Interagency Solutions
Today, the WMO is the UN authoritative voice on the state and behavior of the Earth’s atmosphere, its interaction with the oceans, the climate it produces, and the resulting distribution of water resources. Within the family of specialized UN agencies, the WMO has always played a leading role in studying climate and climate change. Information on weather, climate, and water is crucial when studying the impact of climate change on the economy and society. Although meteorology has been cast aside by some as a short-sighted method of weather evaluation, it is an analytical tool that is indispensable when studying long-term climate trends.
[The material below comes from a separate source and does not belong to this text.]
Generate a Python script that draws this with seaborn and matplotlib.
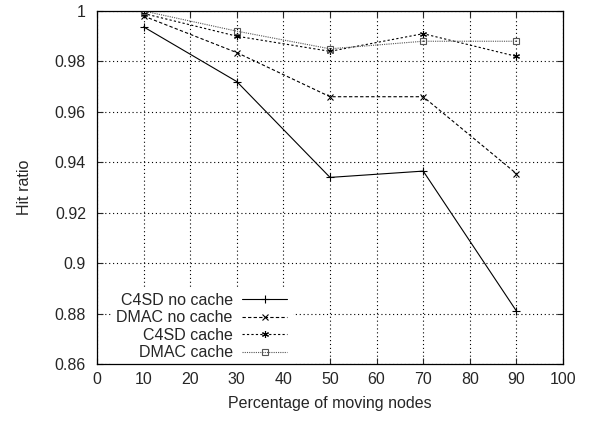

However, the presently widespread recognition of meteorology’s relevance was not at all immediate. The WMO’s programs, particularly its World Climate Programme (WCP), have for many years helped societies and governments understand the complex global problem of climate change. In 1976, the WMO issued the first comprehensive statement on the accumulation of carbon dioxide in the atmosphere and the potential impacts that this process might have upon the Earth’s climate. As a result, the WMO and the United Nations Environment Programme (UNEP) jointly established the IPCC in 1988, which has since been instrumental in providing the most authoritative and unbiased assessments of climate science, the potential impacts of climate change, and the available policy options. Through its own programs and those shared with partner organizations, the WMO has been the principal provider of the scientific and technical information underpinning the IPCC scientific assessments that are currently available to the scientific community. Human-induced global climate change is an unprecedented phenomenon that requires an unparalleled level of international cooperation. It is thus appropriate that only a collaborative program with UN stature would be capable of tackling climate change.
Fulfilling their roles as partnerships formed throughout the scientific community, environmental organizations around the world began to address climate issues in the global forum. In 1979, the WMO organized the First World Climate Conference, which was followed in 1990 by the Second World Climate Conference. The two conferences were very important milestones. The first led to the establishment of the World Climate Research Programme (WCRP)—jointly with the International Council for Science (ICSU) and later with UNESCO’s Intergovernmental Oceanographic Commission (IOC). The second called for the establishment of a climate convention. This also resulted in the development of the United Nations Framework Convention on Climate Change (UNFCCC). The Second World Climate Conference then led to the establishment of the Global Climate Observing System (GCOS) by the WMO, UNEP, IOC-UNESCO, and ICSU, to facilitate the availability of systematic observations needed for climate change studies. As one can see, the acronyms of the key organizations participating in this field are indeed recurrent and are indicative of the global scale to which this issue has ascended.